Moreover, the second ends of the bristles 575 are constrained by
the second receiving surface 574 so that as the second ends of the
bristles 575 move, the second receiving surface 574 moves. In this
particular example, the second ends of the bristles 575 are fixed
to a top plate 537, which is fixed to the second receiving surface
574. In other implementations, the second ends of the bristles 575
are fixed directly to the second receiving surface 574.
[0080] Thus, when the first building element 571 vibrates, the
slanted bristles 575 are forced to vibrate, and the amplitude of
the vibration periodically bends the bristles 575 at the frequency
of the vibration. As the bristles 575 snap back from being bent,
the bristles 575 are forced into a unidirectional motion that
depends on the angle at which the bristles 575 are slanted relative
to the neutral axis, which is the axis 501. In this example, the
unidirectional motion is a circular motion; the slanted bristles
575 rotate about the axis 501 and cause the second building element
573 (which is constrained by the motion of the second ends of the
bristles 575) to also rotate about the second axis 501. The
direction of rotation depends on the angle at which the bristles
575 are slanted relative to the neutral axis which is the axis
501.
[0081] Referring also to FIGS. 6A-6C, an exemplary toy construction
system is shown that includes the self-contained apparatus 485 that
houses the control system 430, the one or more switches 440, and
the energy source 435 and suspends the vibration speaker 410 and
the support building element 465. In this example, an arrangement
666 includes four 2.times.2 building elements mechanically
connected to the support building element 465. The motion converter
apparatus 570 is mechanically connected to the top building element
of the arrangement 666 to convert the vibrations 105 produced by
the vibration speaker 410 within the apparatus 485 into a circular
unidirectional motion 680 that causes an arrangement 615 of
building elements to rotate about the central axis 501 of the
apparatus 570. In this example, the arrangement 615 is designed to
resemble a rotor system of a helicopter. The building elements of
the arrangement 615 include coupling mechanisms such as studs for
connection to other elements of the toy construction set 117.

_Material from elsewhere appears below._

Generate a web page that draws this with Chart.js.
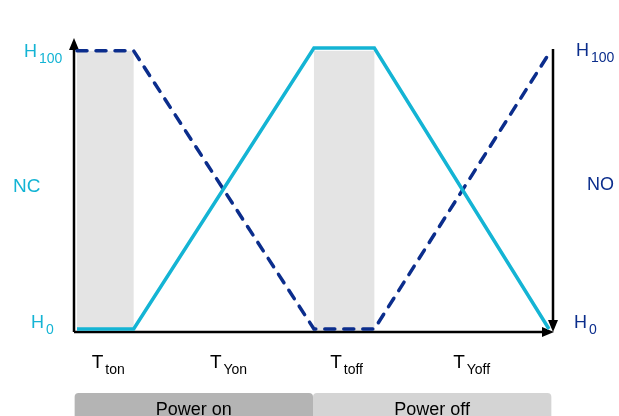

[0082] Referring to FIG. 7A, in one implementation, the vibrations
105 from the vibration speaker 110, which are transmitted through
the support building element 165, are transmitted to a remote
location by way of an elongated building element 771, which can be
considered as the first element 271 of the motion converter
apparatus 170. In this case, the bristles 775 are positioned next
to and contacting the elongated building element 771 to thereby
convert the vibrations 105 into a first unidirectional motion 780
of a second element 773, which is then transmitted to the
arrangement of building elements 115. As shown in FIG. 7B, if the
angle of the bristles 775 is reversed, then the vibrations 105 are
converted into a second unidirectional motion 781 of the second
element 773. In this way, the vibrations 105 that can be produced
by the vibration speaker 110 at one location of the construction
system 100 can be transmitted across various elements of the system
100 to a remote position at another distinct location of the
construction system 100.
[0083] In this particular example, as more clearly shown in FIG.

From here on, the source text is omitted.